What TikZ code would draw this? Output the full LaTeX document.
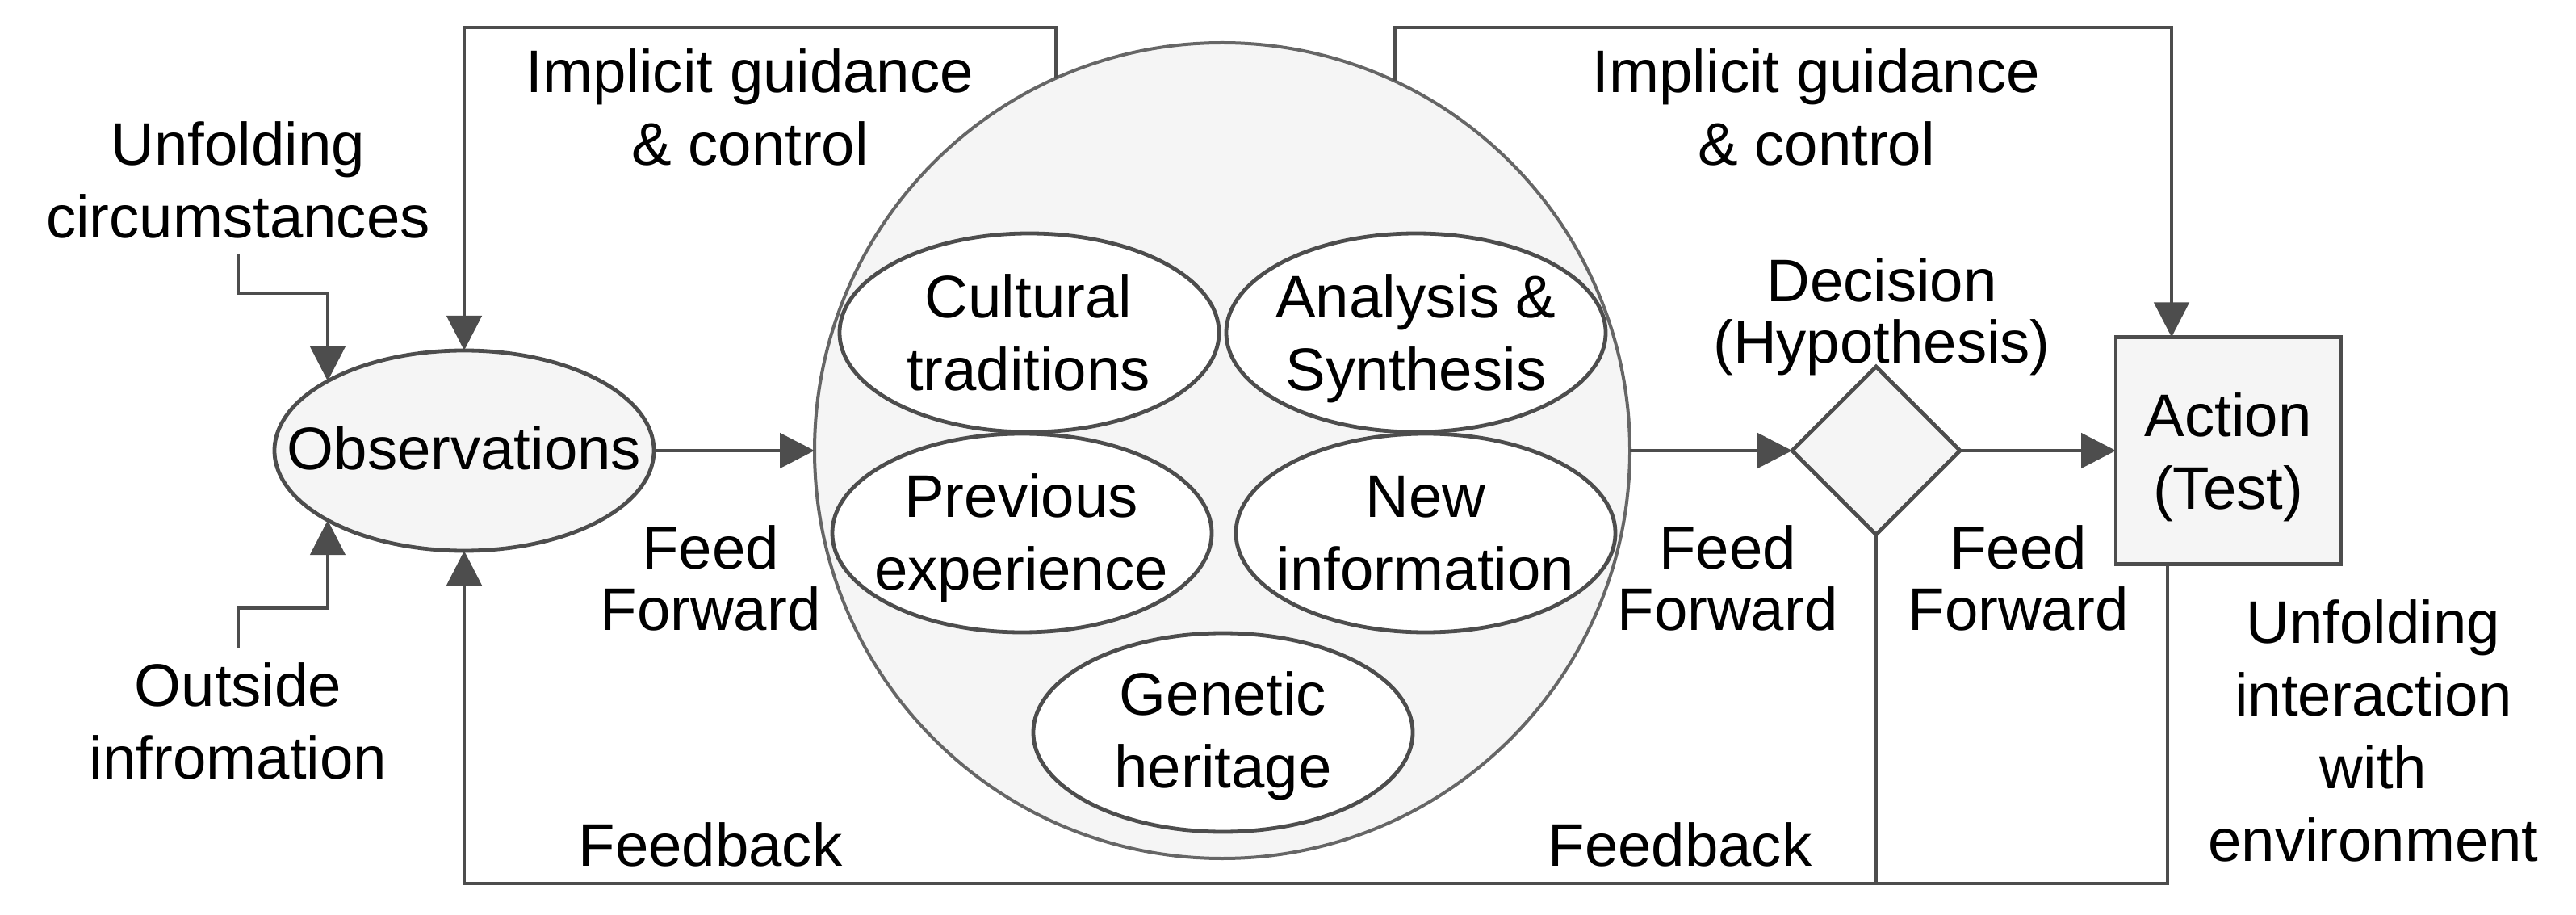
\documentclass[tikz,border=0pt]{standalone}
\usepackage{fontspec}
\setmainfont{Liberation Sans}
\usetikzlibrary{arrows.meta,shapes.geometric}
\definecolor{lc}{HTML}{4D4D4D}
\definecolor{bc}{HTML}{666666}
\definecolor{fl}{HTML}{F5F5F5}
\begin{document}
\begin{tikzpicture}[x=0.25pt,y=-0.25pt,
  lbl/.style={font=\fontsize{18.6}{22.5}\selectfont, align=center, inner sep=0pt, anchor=base},
  lblt/.style={lbl, font=\fontsize{18.6}{19}\selectfont},
  conn/.style={draw=lc, line width=1.2pt},
  arr/.style={conn, -{Triangle[length=10.75pt,width=10.75pt]}},
  ell/.style={ellipse, draw=lc, line width=1.2pt, inner sep=0pt, outer sep=0pt},
  inell/.style={ell, fill=white, minimum width=117.5pt, minimum height=61.5pt},
]
\useasboundingbox (0,0) rectangle (3191,1133);

% shapes
\node[circle, draw=bc, fill=fl, line width=1pt, minimum size=252.5pt, inner sep=0pt, outer sep=0pt] (big) at (1514,558) {};
\node[ell, fill=fl, minimum width=117.5pt, minimum height=62pt] (obs) at (575,558) {};
\node[inell] (cul) at (1275,412) {};
\node[inell] (ana) at (1754,412) {};
\node[inell] (pre) at (1266,660) {};
\node[inell] (new) at (1766,660) {};
\node[inell] (gen) at (1515,907) {};
\node[diamond, draw=lc, fill=fl, line width=1.2pt, minimum width=52pt, minimum height=52pt, inner sep=0pt, outer sep=0pt] (dec) at (2324,558) {};
\node[rectangle, draw=lc, fill=fl, line width=1.2pt, minimum width=69.75pt, minimum height=70.25pt, inner sep=0pt, outer sep=0pt] (act) at (2760.5,558) {};

% texts (anchored at the baseline of the last line)
\node[lbl] (obsT) at (575,581.7) {Observations};
\node[lbl] (culT) at (1274,484) {Cultural\\traditions};
\node[lbl] (anaT) at (1754,484) {Analysis \&\\Synthesis};
\node[lbl] (preT) at (1265,730) {Previous\\experience};
\node[lbl] (newT) at (1766,730) {New\\information};
\node[lbl] (genT) at (1515,975.7) {Genetic\\heritage};
\node[lbl] (actT) at (2760,630) {Action\\(Test)};
\node[lblt] (decT) at (2331,449.6) {Decision\\(Hypothesis)};
\node[lbl] (ig1) at (929,205) {Implicit guidance\\\& control};
\node[lbl] (ig2) at (2250,205) {Implicit guidance\\\& control};
\node[lbl] (unc) at (295,295) {Unfolding\\circumstances};
\node[lbl] (oin) at (295,964.6) {Outside\\infromation};
\node[lblt] (ff1) at (880,780) {Feed\\Forward};
\node[lblt] (ff2) at (2140,780) {Feed\\Forward};
\node[lblt] (ff3) at (2500,780) {Feed\\Forward};
\node[lbl] (fb1) at (880,1072) {Feedback};
\node[lbl] (fb2) at (2081,1072) {Feedback};
\node[lbl] (uie) at (2940,1066.8) {Unfolding\\interaction\\with\\environment};

% connectors
\coordinate (ucA) at (295,314);
\coordinate (oiA) at (295,803);
\draw[arr] (ucA) -- (295,363) -| (obs.153);
\draw[arr] (oiA) -- (295,752.6) -| (obs.-153);
\draw[arr] (obs.east) -- (big.west);
\draw[arr] (big.east) -- (dec.west);
\draw[arr] (dec.east) -- (act.west);
\draw[arr] (big.114) -- (big.114 |- 0,34) -| (obs.north);
\draw[arr] (big.65) -- (big.65 |- 0,34) -| (2690,0 |- act.north);
\draw[arr] (2685,0 |- act.south) -- (2685,1094) -| (obs.south);
\draw[conn] (dec.south) -- (dec.south |- 0,1094);
\end{tikzpicture}
\end{document}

# # # #

■ What is asked:
Restate exactly, please, only the lines between the start of the data and the line containing "minimum width=69.75pt, minimum", both ends included, skipping the pictures.

■ Finished task:
What TikZ code would draw this? Output the full LaTeX document.
\documentclass[tikz,border=0pt]{standalone}
\usepackage{fontspec}
\setmainfont{Liberation Sans}
\usetikzlibrary{arrows.meta,shapes.geometric}
\definecolor{lc}{HTML}{4D4D4D}
\definecolor{bc}{HTML}{666666}
\definecolor{fl}{HTML}{F5F5F5}
\begin{document}
\begin{tikzpicture}[x=0.25pt,y=-0.25pt,
  lbl/.style={font=\fontsize{18.6}{22.5}\selectfont, align=center, inner sep=0pt, anchor=base},
  lblt/.style={lbl, font=\fontsize{18.6}{19}\selectfont},
  conn/.style={draw=lc, line width=1.2pt},
  arr/.style={conn, -{Triangle[length=10.75pt,width=10.75pt]}},
  ell/.style={ellipse, draw=lc, line width=1.2pt, inner sep=0pt, outer sep=0pt},
  inell/.style={ell, fill=white, minimum width=117.5pt, minimum height=61.5pt},
]
\useasboundingbox (0,0) rectangle (3191,1133);

% shapes
\node[circle, draw=bc, fill=fl, line width=1pt, minimum size=252.5pt, inner sep=0pt, outer sep=0pt] (big) at (1514,558) {};
\node[ell, fill=fl, minimum width=117.5pt, minimum height=62pt] (obs) at (575,558) {};
\node[inell] (cul) at (1275,412) {};
\node[inell] (ana) at (1754,412) {};
\node[inell] (pre) at (1266,660) {};
\node[inell] (new) at (1766,660) {};
\node[inell] (gen) at (1515,907) {};
\node[diamond, draw=lc, fill=fl, line width=1.2pt, minimum width=52pt, minimum height=52pt, inner sep=0pt, outer sep=0pt] (dec) at (2324,558) {};
\node[rectangle, draw=lc, fill=fl, line width=1.2pt, minimum width=69.75pt, minimum height=70.25pt, inner sep=0pt, outer sep=0pt] (act) at (2760.5,558) {};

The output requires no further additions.